A Little Life: I haven’t been able to get this book out of my mind since reading it a few months ago. Written by Hanya Yanagihara, it is the story of four male friends. It is not an easy book to read and not just because of its length of over 800 pages. Some of the scenes in the book dealing with the abuse of one of the characters when he was a child, and his own self-abuse when he’s an adult as a result, are very painful to read. However, it’s impossible not to be immersed in the lives of these characters. I was amazed how the writing was simple and straightforward, yet so devastatingly powerful. I was also floored by one of the character’s definition of love. In fact, the book shows what friendship and love, in their purest form, should be like. If you like deep, complex, characters and long fulfilling reads, do not miss this book. A Little Life is grandiose.
Orphan Train: I was very hesitant to read this book, as I am particularly sensitive to stories where children, and especially abused children, are involved. Orphan trains were a reality of American life for 75 years ending at the start of the Great Depression. The trains would stop at several stations, where families would come to select a child.
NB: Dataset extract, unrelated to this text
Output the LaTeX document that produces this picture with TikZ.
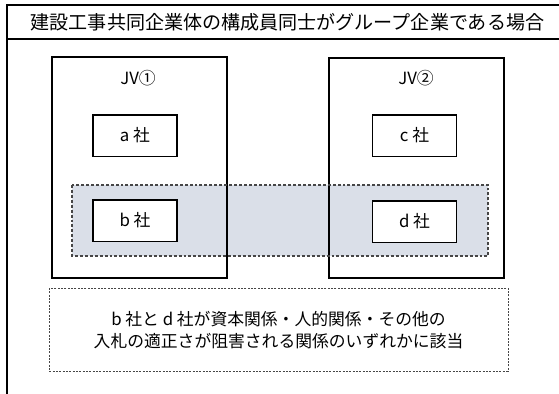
\documentclass[tikz,border=0pt]{standalone}
\usepackage{fontspec}
\newfontfamily\jp{Noto Sans CJK JP}
\definecolor{bandfill}{RGB}{218,223,232}
\definecolor{dashgray}{RGB}{70,70,70}
\begin{document}
\begin{tikzpicture}[x=0.75pt,y=-0.75pt,
  frame/.style={draw=black,line width=1.6pt},
  jvbox/.style={draw=black,line width=1pt},
  cobox/.style={draw=black,fill=white,line width=1pt,minimum width=63pt,minimum height=31pt,inner sep=0pt,font=\jp\fontsize{12.6}{15}\selectfont},
  lbl/.style={font=\jp\fontsize{12.6}{15}\selectfont,inner sep=0pt},
  title/.style={font=\jp\fontsize{14.3}{17}\selectfont,inner sep=0pt},
  band/.style={draw=dashgray,dash pattern=on 2.2pt off 1.5pt,line width=0.8pt},
  note/.style={draw=dashgray,dash pattern=on 1.5pt off 1pt,line width=0.7pt}
]
\useasboundingbox (0,0) rectangle (559,393);
\fill[white] (0,0) rectangle (559,393);
% outer frame
\coordinate (tl) at (7,5);
\coordinate (tr) at (560,5);
\coordinate (ml) at (7,39);
\coordinate (mr) at (560,39);
\coordinate (bl) at (7,394);
\draw[frame] (tr) -- (tl) -- (bl);
\draw[frame] (ml) -- (mr);
\node[title] (ttl) at (287.5,22) {建設工事共同企業体の構成員同士がグループ企業である場合};
% shaded band
\fill[bandfill] (72,185) rectangle (488,256);
% JV boxes
\draw[jvbox] (52,57) rectangle (227,278);
\draw[jvbox] (329,58) rectangle (504,278);
\draw[band] (72,185) rectangle (488,256);
\node[lbl] (jv1) at (138,78) {JV①};
\node[lbl] (jv2) at (416,78) {JV②};
% companies
\node[cobox] (a) at (135,135.5) {a 社};
\node[cobox] (b) at (135,220.5) {b 社};
\node[cobox] (c) at (414.5,135.5) {c 社};
\node[cobox] (d) at (414.5,221.5) {d 社};
% note box
\draw[note] (49,288) rectangle (508,371);
\node[lbl,align=center] (n1) at (278.5,319) {b 社と d 社が資本関係・人的関係・その他の};
\node[lbl,align=center] (n2) at (278.5,341) {入札の適正さが阻害される関係のいずれかに該当};
\end{tikzpicture}
\end{document}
Many were handed over to families who treated them as unpaid servants, preventing them from attending school. But, I’m glad I read this novel by Christina Baker Kline. While the children in the book go through some hardships, the story is mostly an uplifting one. It fluctuates between a current-day foster child and a rich old lady who was herself an orphan on a train.
The Secret History: Is the first book written by Donna Tartt, who won the 2014 Pulitzer Prize for The Goldfinch. When I told a friend that I was reading this book, she commented that Tartt is the Queen of Bleak. She’s not wrong. But, I still thoroughly enjoyed this book. At 592 pages, it is another long read that I didn’t want to put down. As, in The Goldfinch, Tartt is excellent at character development. However, in this book, I found that she really dug deep into the psyche of her main character, revealing truths about human nature and how it can be affected by the dynamics of a group.